The Garden State Woman career coaching program includes a multiple step process:
- Assessing your situation. We sit with you to review your background in detail, review your resume, define your career objectives and your strengths and weaknesses and learn about your network.
- Putting an action plan in place. We meet again typically within a week to review and discuss your revised and improved resume resulting from our first discussion. We agree on the network of people you will be reaching out to for new opportunities and we help you develop the communications you will be mailing and emailing people looking for career search help. We will help you sharpen your networking skills and we will help coach and prepare you for the "interview" meetings you will be having.
- Tracking your progress. We generally meet a 3rd time within two weeks of you putting your action plan together to evaluate the progress you are making and to look for opportunities to improve your action plan. We will be talking with you at least weekly by phone as we monitor your progress and may have a fourth meeting two or three weeks following our first progess review meeting. We will be getting your feedback on all the meetings and calls you have had and will be looking for ways to improve your effectiveness during these meetings.
Make certain your resume is spotless.

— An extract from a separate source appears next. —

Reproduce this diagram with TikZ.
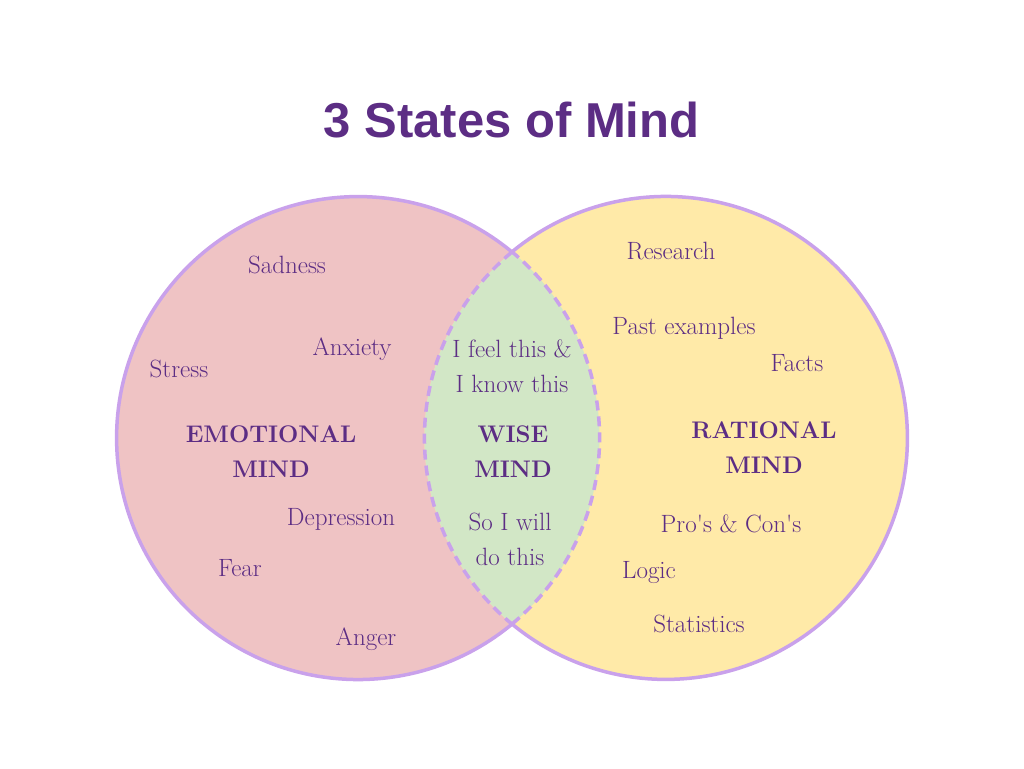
\documentclass[tikz,border=0pt]{standalone}
\usepackage{fontspec}
\newfontfamily\titlefont{Liberation Sans}
\definecolor{pinkf}{HTML}{EFC3C4}
\definecolor{yellowf}{HTML}{FFEAA8}
\definecolor{greenf}{HTML}{D2E7C6}
\definecolor{strokec}{HTML}{C9A1EB}
\definecolor{textc}{HTML}{5C2D84}
\begin{document}
\begin{tikzpicture}[x=1pt,y=1pt,
  lbl/.style={text=textc,font=\fontsize{25}{29}\selectfont,inner sep=0pt,anchor=center},
  head/.style={text=textc,font=\fontsize{24}{35}\selectfont\bfseries,align=center,inner sep=0pt},
  mid/.style={text=textc,font=\fontsize{25}{35}\selectfont,align=center,inner sep=0pt},
  outline/.style={draw=strokec,line width=3.5pt},
  dashline/.style={draw=strokec,line width=3.5pt,dash pattern=on 10pt off 6pt}]
\useasboundingbox (0,0) rectangle (1024,768);
\fill[white] (0,0) rectangle (1024,768);
% circles
\coordinate (cl) at (358,330);
\coordinate (cr) at (666,330);
\fill[pinkf] (cl) circle (241.5);
\fill[yellowf] (cr) circle (241.5);
\fill[greenf] (512,144) arc (-50.4:50.4:241.5) arc (129.6:230.4:241.5) -- cycle;
% outer solid arcs
\draw[outline] (512,516) arc (50.4:309.6:241.5);
\draw[outline] (512,144) arc (-129.6:129.6:241.5);
% inner dashed arcs
\draw[dashline] (512,144) arc (-50.4:50.4:241.5);
\draw[dashline] (512,516) arc (129.6:230.4:241.5);
% title
\node[text=textc,font=\titlefont\fontsize{49}{60}\selectfont\bfseries,inner sep=0pt] (title) at (511.5,648) {3 States of Mind};
% emotional
\node[lbl] (sad) at (287,503) {Sadness};
\node[lbl] (anx) at (352,419) {Anxiety};
\node[lbl] (str) at (179,399) {Stress};
\node[head] (emo) at (271,316) {EMOTIONAL\\MIND};
\node[lbl] (dep) at (341,249) {Depression};
\node[lbl] (fear) at (240,200) {Fear};
\node[lbl] (ang) at (366,129) {Anger};
% wise
\node[mid] (feel) at (512,402) {I feel this \&\\ I know this};
\node[head] (wise) at (513,316) {WISE\\MIND};
\node[mid] (will) at (510,229) {So I will\\do this};
% rational
\node[lbl] (res) at (671,517) {Research};
\node[lbl] (past) at (684,440) {Past examples};
\node[lbl] (facts) at (797,405) {Facts};
\node[head] (rat) at (764,320) {RATIONAL\\MIND};
\node[lbl] (pro) at (731,244) {Pro\textquotesingle s \& Con\textquotesingle s};
\node[lbl] (logic) at (649,195) {Logic};
\node[lbl] (stat) at (699,144) {Statistics};
\end{tikzpicture}
\end{document}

It has to be totally up to date. It needs to have a clear Career Objective. It makes sense to create various versions of your resume. This means change the Career Objective section to match up as closely as possible with the opportunities you are seeing. A one size fits all resume just won’t work.
Always have your resume with you as well as business i.e. connecting cards. Just because you lost your job doesn’t mean you shouldn’t have business cards to hand to people you meet. You have to make it easy for people to get back to you
If you see an opportunity in the papers or on the Internet that appeals to you then try to find a way to stand out from the crowd. Assume 10's if not 100's of others will be responding to the same new career opportunity. The best way to separate yourself from the herd is by identifying someone you know who has a connection to the company you are interested in joining. Ask them to pass along your resume with a recommendation that the organization meets with you. This is where all your years of effort to build a great network of connections will really bear fruit. Remember we all live within a few degrees of separation. We all know somebody who knows somebody who knows somebody who….
A success story
Recently I was at a small networking group that I helped launch about a year ago. At the end of our discussion one of the members (a good friend) pulled out multiple copies of his niece’s resume. He described why the niece was now looking for a new opportunity and outlined the type of position that would appeal to her and fit her skills. My friend asked the rest of us if we had any suggestions or relevant contacts. All of us (10 at the time) responded positively and agreed to pass the niece's information onto some of our contacts. The young woman had multiple offers to choose from within three weeks!
The point is networking works. You just have to work at it.
Change your business model
Sometimes, you just have to re-invent yourself which is easier said than done. After I met the woman who had been downsized from her special education teaching job I thought an option for her might be to become an independent special needs educating consultant. There must be plenty of families with special needs children who need and would invest in new advisory special needs services. Unfortunately she hasn't stayed in touch (and never gave me her card) so I don't have a way of sharing this idea with her.
More and more people who have lost their jobs are looking for ways to re-invent themselves as entrepreneurs. That’s not an easy transition but it is one that everyone out on the bricks needs to be thinking about.